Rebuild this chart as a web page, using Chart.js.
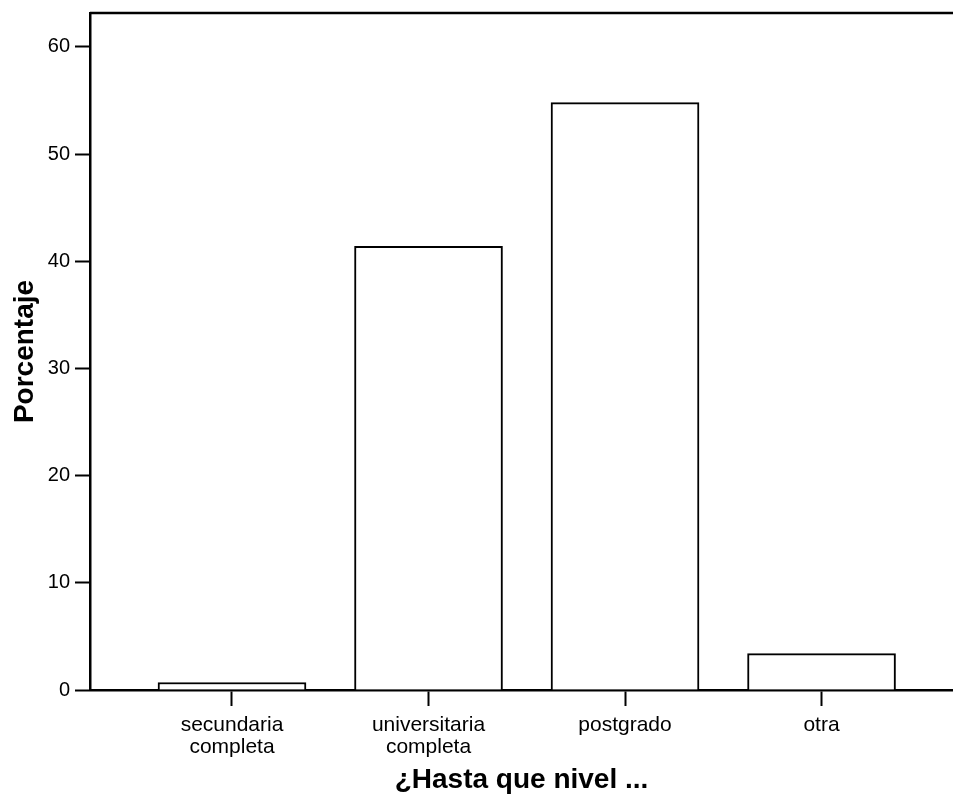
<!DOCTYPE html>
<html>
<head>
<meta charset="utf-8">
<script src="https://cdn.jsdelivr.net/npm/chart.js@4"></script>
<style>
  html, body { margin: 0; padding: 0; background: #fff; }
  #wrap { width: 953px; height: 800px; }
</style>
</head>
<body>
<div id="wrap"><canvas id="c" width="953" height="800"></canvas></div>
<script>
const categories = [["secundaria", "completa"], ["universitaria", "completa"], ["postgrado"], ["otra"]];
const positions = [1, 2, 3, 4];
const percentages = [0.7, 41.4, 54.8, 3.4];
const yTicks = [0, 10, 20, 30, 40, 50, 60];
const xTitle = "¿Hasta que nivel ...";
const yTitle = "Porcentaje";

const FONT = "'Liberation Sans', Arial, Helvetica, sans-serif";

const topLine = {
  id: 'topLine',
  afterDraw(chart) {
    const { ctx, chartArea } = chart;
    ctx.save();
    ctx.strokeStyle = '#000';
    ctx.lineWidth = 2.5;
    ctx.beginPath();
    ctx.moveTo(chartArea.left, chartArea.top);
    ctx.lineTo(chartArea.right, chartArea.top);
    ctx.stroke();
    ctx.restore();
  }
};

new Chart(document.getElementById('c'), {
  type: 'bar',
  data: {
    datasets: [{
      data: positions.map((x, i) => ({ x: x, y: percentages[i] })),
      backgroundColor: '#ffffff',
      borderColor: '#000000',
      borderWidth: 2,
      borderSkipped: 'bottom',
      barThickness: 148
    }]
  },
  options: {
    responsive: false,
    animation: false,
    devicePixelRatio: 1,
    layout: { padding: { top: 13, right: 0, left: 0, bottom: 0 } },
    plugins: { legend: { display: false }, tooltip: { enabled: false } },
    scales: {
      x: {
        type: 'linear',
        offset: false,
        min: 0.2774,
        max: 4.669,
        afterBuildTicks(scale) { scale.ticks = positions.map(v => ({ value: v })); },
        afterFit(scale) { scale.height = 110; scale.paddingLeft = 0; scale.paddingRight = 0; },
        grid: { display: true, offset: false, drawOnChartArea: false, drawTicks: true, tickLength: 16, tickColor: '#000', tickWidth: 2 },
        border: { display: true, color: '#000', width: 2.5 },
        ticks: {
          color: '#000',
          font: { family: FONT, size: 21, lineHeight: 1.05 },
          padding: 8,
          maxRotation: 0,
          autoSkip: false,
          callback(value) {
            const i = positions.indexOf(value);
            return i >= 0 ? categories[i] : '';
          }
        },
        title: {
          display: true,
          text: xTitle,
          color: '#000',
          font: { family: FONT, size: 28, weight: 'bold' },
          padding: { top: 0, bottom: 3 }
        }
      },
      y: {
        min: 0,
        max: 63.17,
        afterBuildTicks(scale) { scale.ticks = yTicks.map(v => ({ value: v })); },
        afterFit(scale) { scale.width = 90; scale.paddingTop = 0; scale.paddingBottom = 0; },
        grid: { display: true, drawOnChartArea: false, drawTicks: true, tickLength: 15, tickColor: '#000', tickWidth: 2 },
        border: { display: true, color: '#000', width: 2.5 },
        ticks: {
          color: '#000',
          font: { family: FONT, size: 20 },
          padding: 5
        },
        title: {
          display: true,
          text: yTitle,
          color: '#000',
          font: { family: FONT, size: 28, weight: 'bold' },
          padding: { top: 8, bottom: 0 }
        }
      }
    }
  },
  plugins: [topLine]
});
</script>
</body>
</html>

***

● Goal of the exercise: Copy the whole of the material above exactly, but not its images.

● Answer for the task:
Rebuild this chart as a web page, using Chart.js.
<!DOCTYPE html>
<html>
<head>
<meta charset="utf-8">
<script src="https://cdn.jsdelivr.net/npm/chart.js@4"></script>
<style>
  html, body { margin: 0; padding: 0; background: #fff; }
  #wrap { width: 953px; height: 800px; }
</style>
</head>
<body>
<div id="wrap"><canvas id="c" width="953" height="800"></canvas></div>
<script>
const categories = [["secundaria", "completa"], ["universitaria", "completa"], ["postgrado"], ["otra"]];
const positions = [1, 2, 3, 4];
const percentages = [0.7, 41.4, 54.8, 3.4];
const yTicks = [0, 10, 20, 30, 40, 50, 60];
const xTitle = "¿Hasta que nivel ...";
const yTitle = "Porcentaje";

const FONT = "'Liberation Sans', Arial, Helvetica, sans-serif";

const topLine = {
  id: 'topLine',
  afterDraw(chart) {
    const { ctx, chartArea } = chart;
    ctx.save();
    ctx.strokeStyle = '#000';
    ctx.lineWidth = 2.5;
    ctx.beginPath();
    ctx.moveTo(chartArea.left, chartArea.top);
    ctx.lineTo(chartArea.right, chartArea.top);
    ctx.stroke();
    ctx.restore();
  }
};

new Chart(document.getElementById('c'), {
  type: 'bar',
  data: {
    datasets: [{
      data: positions.map((x, i) => ({ x: x, y: percentages[i] })),
      backgroundColor: '#ffffff',
      borderColor: '#000000',
      borderWidth: 2,
      borderSkipped: 'bottom',
      barThickness: 148
    }]
  },
  options: {
    responsive: false,
    animation: false,
    devicePixelRatio: 1,
    layout: { padding: { top: 13, right: 0, left: 0, bottom: 0 } },
    plugins: { legend: { display: false }, tooltip: { enabled: false } },
    scales: {
      x: {
        type: 'linear',
        offset: false,
        min: 0.2774,
        max: 4.669,
        afterBuildTicks(scale) { scale.ticks = positions.map(v => ({ value: v })); },
        afterFit(scale) { scale.height = 110; scale.paddingLeft = 0; scale.paddingRight = 0; },
        grid: { display: true, offset: false, drawOnChartArea: false, drawTicks: true, tickLength: 16, tickColor: '#000', tickWidth: 2 },
        border: { display: true, color: '#000', width: 2.5 },
        ticks: {
          color: '#000',
          font: { family: FONT, size: 21, lineHeight: 1.05 },
          padding: 8,
          maxRotation: 0,
          autoSkip: false,
          callback(value) {
            const i = positions.indexOf(value);
            return i >= 0 ? categories[i] : '';
          }
        },
        title: {
          display: true,
          text: xTitle,
          color: '#000',
          font: { family: FONT, size: 28, weight: 'bold' },
          padding: { top: 0, bottom: 3 }
        }
      },
      y: {
        min: 0,
        max: 63.17,
        afterBuildTicks(scale) { scale.ticks = yTicks.map(v => ({ value: v })); },
        afterFit(scale) { scale.width = 90; scale.paddingTop = 0; scale.paddingBottom = 0; },
        grid: { display: true, drawOnChartArea: false, drawTicks: true, tickLength: 15, tickColor: '#000', tickWidth: 2 },
        border: { display: true, color: '#000', width: 2.5 },
        ticks: {
          color: '#000',
          font: { family: FONT, size: 20 },
          padding: 5
        },
        title: {
          display: true,
          text: yTitle,
          color: '#000',
          font: { family: FONT, size: 28, weight: 'bold' },
          padding: { top: 8, bottom: 0 }
        }
      }
    }
  },
  plugins: [topLine]
});
</script>
</body>
</html>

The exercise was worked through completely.